Griezmann ist ein Offensivallrounder, der in den letzten Jahren sowohl auf beiden Seiten als Flügelstürmer als auch im Zentrum als hängender Stürmer oder tiefensprintender Mittelstürmer agiert hat. Die meisten Einsätze erhielt er dabei eindeutig auf dem linken Flügel, dies dürfte bei seinem neuen Verein jedoch nicht der Fall sein. Die Flügelstürmer nehmen im System Atleticos nämlich eine andere Rolle als in den meisten anderen Mannschaften ein. Sie bewegen sich meist in den Halbräumen und sind eher Kombinationsspieler als breitstehende Flügeldribbler. Keineswegs ist der Franzose ein klassischer Flügeldribbler, dennoch scheint er bei Atletico im Offensivzentrum besser aufgehoben als auf der nominellen Außenbahn, auf der es ihm etwas an konstanten kombinativ-verbindenden Fähigkeiten mangelt.
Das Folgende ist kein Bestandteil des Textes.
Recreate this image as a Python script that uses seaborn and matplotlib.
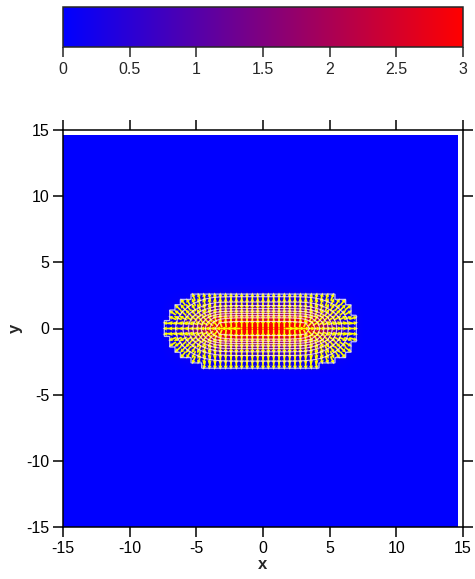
#!/usr/bin/env python3
import numpy as np
import matplotlib
matplotlib.use('Agg')
import matplotlib.pyplot as plt
import seaborn as sns

# Field profile read along the centre row (x) and centre column (y), grid step 0.4
X_POS = [-7.2, -6.8, -6.4, -6.0, -5.6, -5.2, -4.8, -4.4, -4.0, -3.6, -3.2, -2.8, -2.4,
         -2.0, -1.6, -1.2, -0.8, -0.4, 0.0, 0.4, 0.8, 1.2, 1.6, 2.0, 2.4, 2.8, 3.2,
         3.6, 4.0, 4.4, 4.8, 5.2, 5.6, 6.0, 6.4, 6.8, 7.2]
X_PROFILE = [0.04, 0.07, 0.12, 0.2, 0.3, 0.42, 0.55, 0.68, 0.8, 0.9, 0.96, 0.98, 0.99,
             1.0, 1.0, 1.0, 1.0, 1.0, 1.0, 1.0, 1.0, 1.0, 1.0, 1.0, 0.99, 0.98, 0.95,
             0.88, 0.78, 0.66, 0.53, 0.4, 0.28, 0.18, 0.1, 0.05, 0.02]
Y_POS = [-3.2, -2.8, -2.4, -2.0, -1.6, -1.2, -0.8, -0.4, 0.0, 0.4, 0.8, 1.2, 1.6, 2.0,
         2.4, 2.8, 3.2]
Y_PROFILE = [0.02, 0.05, 0.11, 0.21, 0.36, 0.56, 0.8, 0.95, 1.0, 0.95, 0.8, 0.56,
             0.35, 0.2, 0.1, 0.03, 0.01]
PEAK = 3.0
THRESHOLD = 0.1
CONTOUR_LEVELS = [0.3, 0.6, 0.9, 1.2, 1.5, 1.8, 2.1, 2.4, 2.7]
AXIS_TICKS = [-15, -10, -5, 0, 5, 10, 15]
CBAR_TICKS = [0, 0.5, 1, 1.5, 2, 2.5, 3]
CBAR_TICK_LABELS = ['0', '0.5', '1', '1.5', '2', '2.5', '3']

STEP = 0.4


def build_field():
    """Place the read profiles on the full -15..14.6 grid."""
    centres = np.round(np.arange(-14.8, 14.5, STEP), 1)
    field = np.zeros((len(centres), len(centres)))
    xi = np.searchsorted(centres, np.round(X_POS, 1))
    yi = np.searchsorted(centres, np.round(Y_POS, 1))
    field[np.ix_(yi, xi)] = PEAK * np.outer(Y_PROFILE, X_PROFILE)
    return centres, field


def main():
    sns.set_theme(style='ticks')
    plt.rcParams['font.family'] = ['Liberation Sans', 'DejaVu Sans']
    plt.rcParams['font.size'] = 11.5

    cmap = sns.blend_palette(['#0000ff', '#ff0000'], as_cmap=True)
    centres, field = build_field()

    fig = plt.figure(figsize=(4.75, 5.79), dpi=100)
    ax = fig.add_axes([63 / 475, 52 / 579, 400 / 475, 397 / 579])
    cax = fig.add_axes([63 / 475, 532 / 579, 400 / 475, 40 / 579])

    im = ax.imshow(field, extent=(-15, 14.6, -15, 14.6), origin='lower',
                   cmap=cmap, vmin=0, vmax=3, aspect='auto',
                   interpolation='bilinear')

    gx, gy = np.meshgrid(centres, centres)
    ax.contour(gx, gy, field, levels=CONTOUR_LEVELS, colors='#ffe8ff',
               linewidths=0.8, alpha=0.8)

    # Stepped outline of the region where the field is present
    mask = field > THRESHOLD
    sub = 8
    fine = np.kron(mask.astype(float), np.ones((sub, sub)))
    fc = -15 + (np.arange(fine.shape[0]) + 0.5) * STEP / sub
    ax.contour(fc, fc, fine, levels=[0.5], colors='#e8e8ff',
               linewidths=0.9, alpha=0.8)

    # Outward unit arrows where the field is present
    dy, dx = np.gradient(field)
    u, v = -dx, -dy
    norm = np.hypot(u, v)
    norm[norm == 0] = 1
    ax.quiver(gx[mask], gy[mask], (u / norm)[mask], (v / norm)[mask],
              color='#ffff00', angles='xy', scale_units='xy', scale=1.55,
              width=0.0042, headwidth=2.6, headlength=2.6, headaxislength=2.3,
              pivot='middle')

    ax.set_xlim(-15, 15)
    ax.set_ylim(-15, 15)
    ax.set_xticks(AXIS_TICKS)
    ax.set_yticks(AXIS_TICKS)
    ax.set_xticklabels([str(t) for t in AXIS_TICKS])
    ax.set_yticklabels([str(t) for t in AXIS_TICKS])
    ax.tick_params(direction='out', length=7, width=1.1, top=True, right=True,
                   colors='black', labelsize=11.5, pad=3)
    for spine in ax.spines.values():
        spine.set_visible(True)
        spine.set_linewidth(1.1)
        spine.set_color('black')
    ax.set_xlabel('x', fontweight='bold', labelpad=1)
    ax.set_ylabel('y', fontweight='bold', labelpad=2)

    cb = fig.colorbar(im, cax=cax, orientation='horizontal', ticks=CBAR_TICKS)
    cb.ax.set_xticklabels(CBAR_TICK_LABELS)
    cb.ax.tick_params(direction='out', length=7, width=1.1, labelsize=11.5)
    cb.outline.set_linewidth(1.1)

    fig.savefig('out.png', dpi=100)


if __name__ == '__main__':
    main()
Als Sturmpartner von Mario Mandzukič könnte er die etwas tiefere, hängende Position einnehmen. Aus dieser könnte er Ablagen des Kroaten oder sonstige Abpraller aufsammeln und danach dem Angriff Dynamik verleihen, sei es mit Schnittstellenpässen, Dribblings oder Abschlüssen. Im Umschaltspiel könnte er eine ähnliche Rolle einnehmen wie der abgewanderte David Villa. Er hätte dabei die wichtige Funktion, sich in die starken, das Gegenpressing aushebelnden Schnellkombinationen einzufügen, diese auch in ungünstigen Situationen aufrecht zu erhalten und das Umschaltspiel fortzuführen, um gleich danach vorzustoßen. Für diese Rolle braucht es neben einer starken (Pass-)Technik auch ein ausgereiftes individualtaktisches Bewegungsspiel. Dabei helfen eine gute, vorausschauende Positionierung bereits im Defensivspiel und eine Anpassung auf das gegnerische Deckungssystem. Ob Griezmann diese Rolle einnehmen kann ist fraglich – mit seiner Qualität, seiner Lernfähigkeit, durch die er sich in den letzten beiden Jahren bedeutend verbessern konnte und der zu erwartenden präzisen Trainingsarbeit Diego Simeones ist ihm dies jedoch auf jeden Fall zuzutrauen.
Eine andere Variante wäre eine etwas höhere Position Griezmanns im Defensivspiel, somit würde er auch im Umschaltmoment höher und näher an Mandzukič stehen. Atletico könnte die nun größeren Distanzen zu den beiden vorderen Spielern mit langen Bällen auf den Kroaten umgehen. Griezmann würde sich dann entweder im nun größeren Zwischenlinienraum positionieren und dort seine Vertikalität und Kreativität einbringen oder gar direkt an der Abseitskante warten, um mit seinem Tempo für Torgefahr zu sorgen. In diesen weiträumigen Aktionen kann der Franzose seine gesamte Stärke, die er auch im breitflächig angelegten Konterspiel Real Sociedads einbrachte, entfalten.
Fazit
Mario Mandzukič und Antoine Griezmann werden Atletico weiterbringen, das scheint festzustehen. Sollten sie mannschaftlich ordentlich eingebunden werden und offene Fragen wie die Hauptanspielstation im Umschaltspiel geklärt werden, so könnten sie die Leistungen des Sturmduos der vergangenen Saison sogar noch einmal übertreffen. Nun liegt es aber an Diego Simeone, das Optimum aus den beiden Neuzugängen herauszuholen.